Once couples can have meaningful and constructive conversations around the unique issues they face, they come together into a partnership.  This partnership then serves to support the needs of both people, even though those needs are different.  With greater support and lowered stress, the room is made for feeling grateful, loved, and content.

Affair Recovery


There is shock, pain and confusion that both partners go through following an affair. It can be a time in your life where the rug gets pulled out from beneath you and you both struggle to know how to get through it.

Alex has helped many couples who are struggling to recover from an affair or other form of betrayal.

There are definite steps and stages as well as 'do's and 'do not's when it comes to trying to recover trust in a relationship.  When couples are guided through the recovery process, it brings calm and organization to a time in life that feels utterly chaotic and unpredictable.

If you are seeking an appointment to help recover trust in your relationship, please make this clear in your phone call or email. The assessment process is somewhat different when a betrayal is the main reason for attending therapy.

Highly Sensitive People (HSPs)


Most people who meet the criteria for being a Highly Sensitive Person (also known as Sensory Processing Sensitivity) have never even heard of it before.  Take a look at the list below to see if any of these sound like you:

-you have a unique ability to understand how people are feeling
-you "take on" the moods of others 
-you feel uneasy or stressed by places that have a lot going on, whether noise/music, decor, smells
-you are easily affected by the temperature of a room
-you have begun to avoid places that have sights, sounds, temperatures than bother you
-growing up, your family labeled you as sensitive, shy, anxious, 'making a mountain out of a molehill'
-you are more affected by movies, art, music, etc than others seem to be
-the feelings you feel most often are tired and stressed
-you notice details, such as facial expressions, mistakes in TV/movie editing, or tastes of food/drink
-you are a good problem-solver and planner
-analysis comes easily to you
-when you drive, you know exactly where the other cars are, when the light is going to change, etc
-you wonder why people don't see things the way you do when it seems so obvious

If these seem to fit your experience, you may want to read "The Highly Sensitive Person: How to Thrive When the World Overwhelms You" by Elaine Aron, PhD.  There can be an instant relief just in knowing you aren't alone. You can find it on Amazon here.

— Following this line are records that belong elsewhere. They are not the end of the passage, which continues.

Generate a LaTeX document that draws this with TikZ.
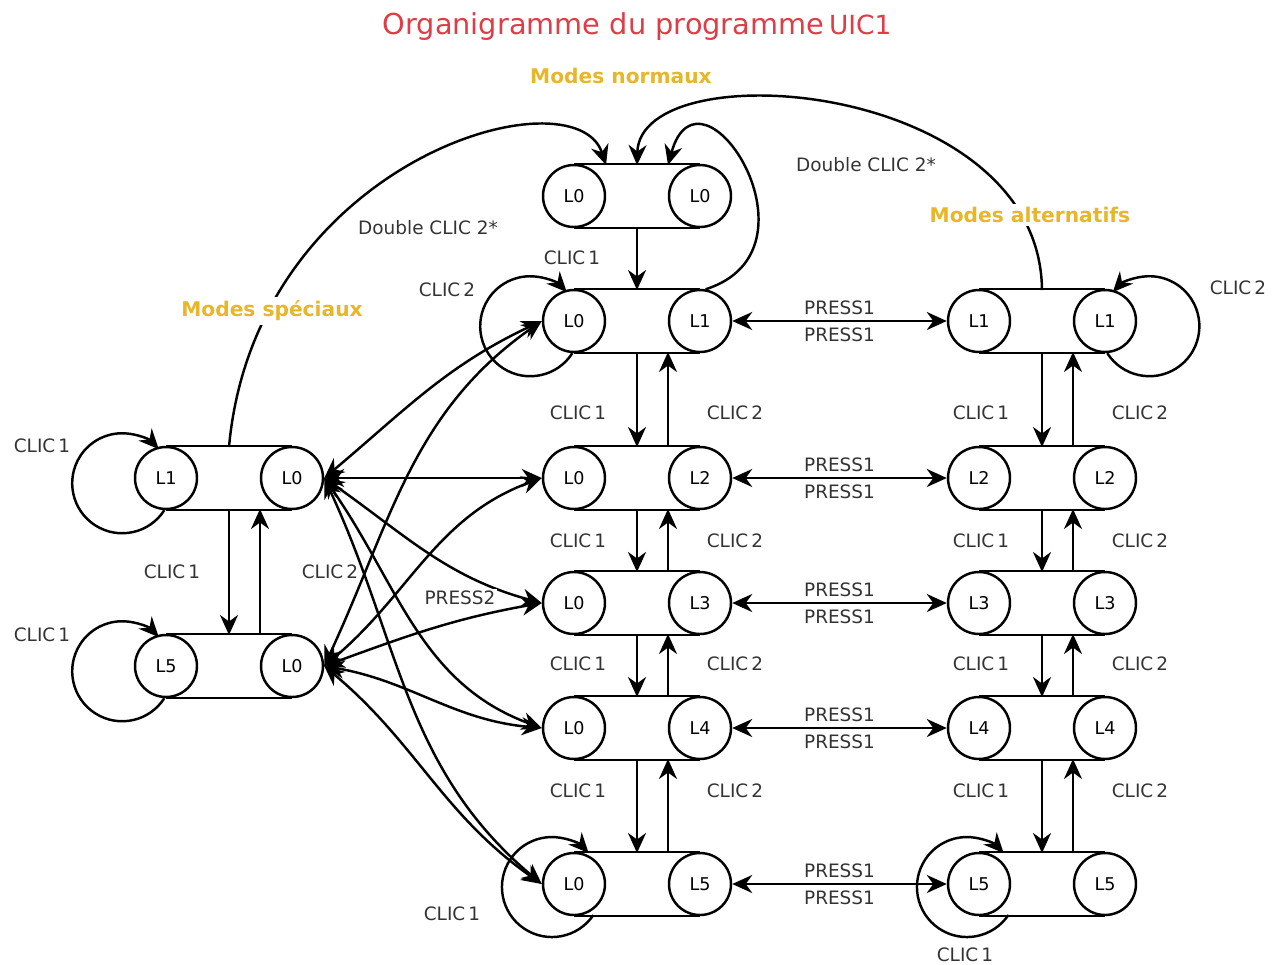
\documentclass[tikz,border=0pt]{standalone}
\usepackage{fontspec}
\setmainfont{DejaVu Sans}
\usepackage{tikz}
\usetikzlibrary{arrows.meta, calc}
\definecolor{Rouge}{HTML}{E03C46}
\definecolor{Ocre}{HTML}{E8B62A}
\definecolor{Texte}{HTML}{333333}

\newcommand{\pilule}[5]{%
  \node[etat] (#1g) at (#2-63,#3) {#4};
  \node[etat] (#1d) at (#2+63,#3) {#5};
  \draw (#1g.north) -- (#1d.north) (#1g.south) -- (#1d.south);
  \coordinate (#1h) at (#2,#3+31);
  \coordinate (#1b) at (#2,#3-31);
}

\begin{document}
\begin{tikzpicture}[x=0.02cm, y=0.02cm, line width=1.4pt,
            >={Stealth[length=4mm, width=3.6mm]},
            etat/.style={draw, circle, minimum size=1.24cm, inner sep=0pt,
                         font=\fontsize{10}{11}\selectfont},
            lbl/.style={font=\fontsize{10.5}{12}\selectfont, text=Texte, inner sep=1pt},
            titremode/.style={font=\fontsize{11.5}{13}\selectfont\bfseries, text=Ocre,
                              fill=white, inner sep=2pt}]
            \useasboundingbox (0,0) rectangle (1275,-964);

            \node[font=\fontsize{16.4}{18}\selectfont, text=Rouge] (titre) at (637,-27)
                {Organigramme du programme\,{\fontsize{15}{16}\selectfont UIC1}};

            \pilule{n0}{637}{-196}{L0}{L0}
            \foreach \i/\y in {1/-321, 2/-478, 3/-603, 4/-728, 5/-884} {
                \pilule{n\i}{637}{\y}{L0}{L\i}
                \pilule{a\i}{1042}{\y}{L\i}{L\i}
                \draw[<->] (n\i d) -- (a\i g)
                    node[lbl, midway, above=2pt] (pa\i) {PRESS1}
                    node[lbl, midway, below=2pt] (pb\i) {PRESS1};
            }
            \pilule{s1}{229}{-478}{L1}{L0}
            \pilule{s5}{229}{-666}{L5}{L0}

            \draw[->] (n0b) -- (n1h);
            \foreach \i [count=\j from 2] in {1,...,4} {
                \draw[->] (n\i b) -- (n\j h);
                \draw[->] ([xshift=0.62cm]n\j h) -- ([xshift=0.62cm]n\i b);
                \draw[->] (a\i b) -- (a\j h);
                \draw[->] ([xshift=0.62cm]a\j h) -- ([xshift=0.62cm]a\i b);
            }
            \draw[->] (s1b) -- (s5h);
            \draw[->] ([xshift=0.62cm]s5h) -- ([xshift=0.62cm]s1b);

            \foreach \y/\k in {-413/1, -541/2, -664/3, -791/4} {
                \node[lbl] (cn\k) at (578,\y) {CLIC\,1};
                \node[lbl] (dn\k) at (735,\y) {CLIC\,2};
                \node[lbl] (ca\k) at (981,\y) {CLIC\,1};
                \node[lbl] (da\k) at (1140,\y) {CLIC\,2};
            }
            \node[lbl] (cs) at (172,-572) {CLIC\,1};
            \node[lbl] (ds) at (330,-572) {CLIC\,2};
            \node[lbl] (cn0) at (572,-258) {CLIC\,1};

            \foreach \e in {n1g, s1g, s5g}
                \draw[->] (\e.-93.5) arc[start angle=-32.6, end angle=-317, radius=50];
            \draw[->] (a1d.-86.5) arc[start angle=212.6, end angle=497, radius=50];
            \draw[->] ($(n5g)+(19.4,-31)$) arc[start angle=-34, end angle=-317.2, radius=50];
            \draw[->] ($(a5g)+(29.4,-31)$) arc[start angle=-34, end angle=-317.2, radius=50];
            \node[lbl] (bn1) at (447,-290) {CLIC\,2};
            \node[lbl] (bs1) at (42,-446) {CLIC\,1};
            \node[lbl] (bs5) at (42,-635) {CLIC\,1};
            \node[lbl] (bn5) at (452,-914) {CLIC\,1};
            \node[lbl] (ba1) at (1238,-288) {CLIC\,2};
            \node[lbl] (ba5) at (965,-955) {CLIC\,1};

            \draw[->] (s1h) .. controls (255,-160) and (575,-70) .. ([xshift=-0.62cm]n0h);
            \draw[->] (a1h) .. controls (1040,-80) and (640,-50) .. (n0h);
            \draw[->] (n1d.80) .. controls (830,-250) and (700,-50) .. ([xshift=0.62cm]n0h);
            \node[lbl] (dc1) at (428,-228) {Double CLIC 2*};
            \node[lbl] (dc2) at (866,-165) {Double CLIC 2*};

            \draw[<->] (s1d.east) to[out=40, in=205] (n1g.west);
            \draw[<->] (s1d.east) -- (n2g.west);
            \draw[<->] (s1d.east) to[out=-35, in=165] (n3g.west);
            \draw[<->] (s1d.east) to[out=-55, in=160] (n4g.west);
            \draw[<->] (s1d.east) to[out=-65, in=140] (n5g.west);
            \draw[<->] (s5d.east) to[out=65, in=215] (n1g.west);
            \draw[<->] (s5d.east) to[out=40, in=200] (n2g.west);
            \draw[<->] (s5d.east) to[out=20, in=190] (n3g.west);
            \draw[<->] (s5d.east) to[out=-10, in=175] (n4g.west);
            \draw[<->] (s5d.east) to[out=-40, in=145] (n5g.west);
            \node[lbl, fill=white] (press2) at (460,-598) {PRESS2};

            \node[titremode] (normaux) at (621,-76) {Modes normaux};
            \node[titremode] (speciaux) at (272,-311) {Modes spéciaux};
            \node[titremode] (alternatifs) at (1030,-215) {Modes alternatifs};
\end{tikzpicture}
\end{document}
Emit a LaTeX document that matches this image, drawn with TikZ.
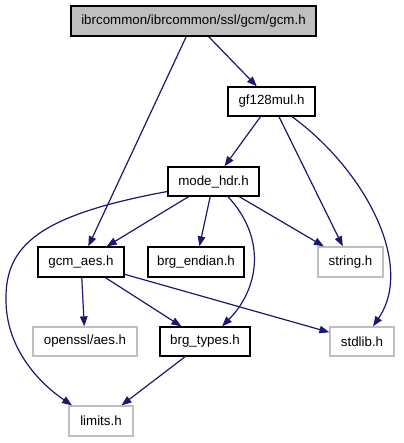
\documentclass[tikz,border=0pt]{standalone}
\usepackage{fontspec}
\setmainfont{Liberation Sans}
\usetikzlibrary{arrows.meta}
\definecolor{edgeblue}{HTML}{191970}
\definecolor{extgrey}{HTML}{BFBFBF}
\tikzset{
  box/.style={draw=black, line width=1.3pt, rectangle, inner sep=0pt, font=\fontsize{13.33}{16}\selectfont, text=black},
  extbox/.style={box, draw=extgrey},
  edge/.style={draw=edgeblue, line width=1.2pt, -{Triangle[length=10pt,width=7.5pt]}},
}
\begin{document}
\begin{tikzpicture}[x=1pt,y=-1pt]
\useasboundingbox (0,0) rectangle (403,443);
\node[box, fill=extgrey, minimum width=245pt, minimum height=30pt] (gcm) at (193.5,21) {ibrcommon/ibrcommon/ssl/gcm/gcm.h};
\node[box, minimum width=87pt, minimum height=29pt] (gf) at (271.5,101.5) {gf128mul.h};
\node[box, minimum width=91pt, minimum height=29pt] (mode) at (213.5,181.5) {mode\_hdr.h};
\node[box, minimum width=86pt, minimum height=30pt] (gcmaes) at (81,262) {gcm\_aes.h};
\node[box, minimum width=96pt, minimum height=30pt] (endian) at (196,262) {brg\_endian.h};
\node[extbox, minimum width=65pt, minimum height=30pt] (string) at (350.5,262) {string.h};
\node[extbox, minimum width=104pt, minimum height=29pt] (openssl) at (85,341.5) {openssl/aes.h};
\node[box, minimum width=90pt, minimum height=29pt] (types) at (205,341.5) {brg\_types.h};
\node[extbox, minimum width=64pt, minimum height=29pt] (stdlib) at (362,341.5) {stdlib.h};
\node[extbox, minimum width=64pt, minimum height=30pt] (limits) at (101,421) {limits.h};

\draw[edge] (gcm) -- (gcmaes);
\draw[edge] (gcm) -- (gf);
\draw[edge] (gf) -- (mode);
\draw[edge] (gf) -- (string);
\draw[edge] ([xshift=20.5pt]gf.south) .. controls (365,170) and (415,265) .. ([xshift=11pt]stdlib.north);
\draw[edge] ([yshift=-10pt]mode.west) .. controls (40,215) and (5,245) .. (6,300) .. controls (6,345) and (35,380) .. ([xshift=-29pt]limits.north);
\draw[edge] (mode) -- (gcmaes);
\draw[edge] (mode) -- (endian);
\draw[edge] ([xshift=14.5pt]mode.south) .. controls (268,240) and (258,290) .. ([xshift=17pt]types.north);
\draw[edge] (mode) -- (string);
\draw[edge] (gcmaes) -- (openssl);
\draw[edge] (gcmaes) -- (types);
\draw[edge] (gcmaes) -- (stdlib);
\draw[edge] (types) -- (limits);
\end{tikzpicture}
\end{document}
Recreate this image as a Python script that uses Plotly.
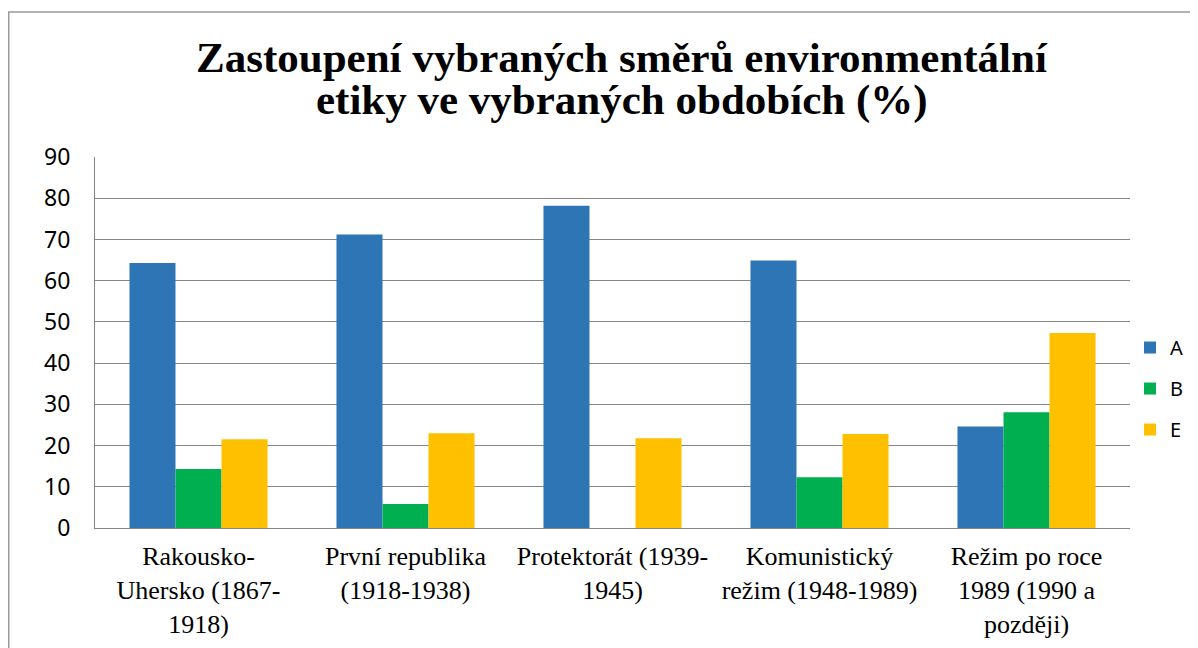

The first step to feeling better is identifying that sensory processing sensitivity is a neurological difference between people.  That feeling that your partner doesn't understand you is real; they simply cannot understand what it is like to live life with your type of processing.

Next, it is helpful to learn how your relationship is affected by the way your brain works.   It's important that both you and your partner find ways to honor this part of you (instead of criticizing, judging, or disliking it).  Couples can make small adjustments that lead to big gains when it comes to lowering stress, increasing connection, and feeling more confident.

I have a lot of experience helping couples where one partner is a Highly Sensitive Person.  While you may be so used to being told you are "too sensitive" or a "worry wart," or that you should learn to "go with the flow" and "relax," my office is a place where you can see your sensitivity as a good thing.  When you learn how to care for yourself and how to be proud of your brain's ability, your sensitivity can become a strength for your life and relationships.  When your partner learns more about how the world looks different behind your eyes, they can become more supportive and loving towards something that previously frustrated them.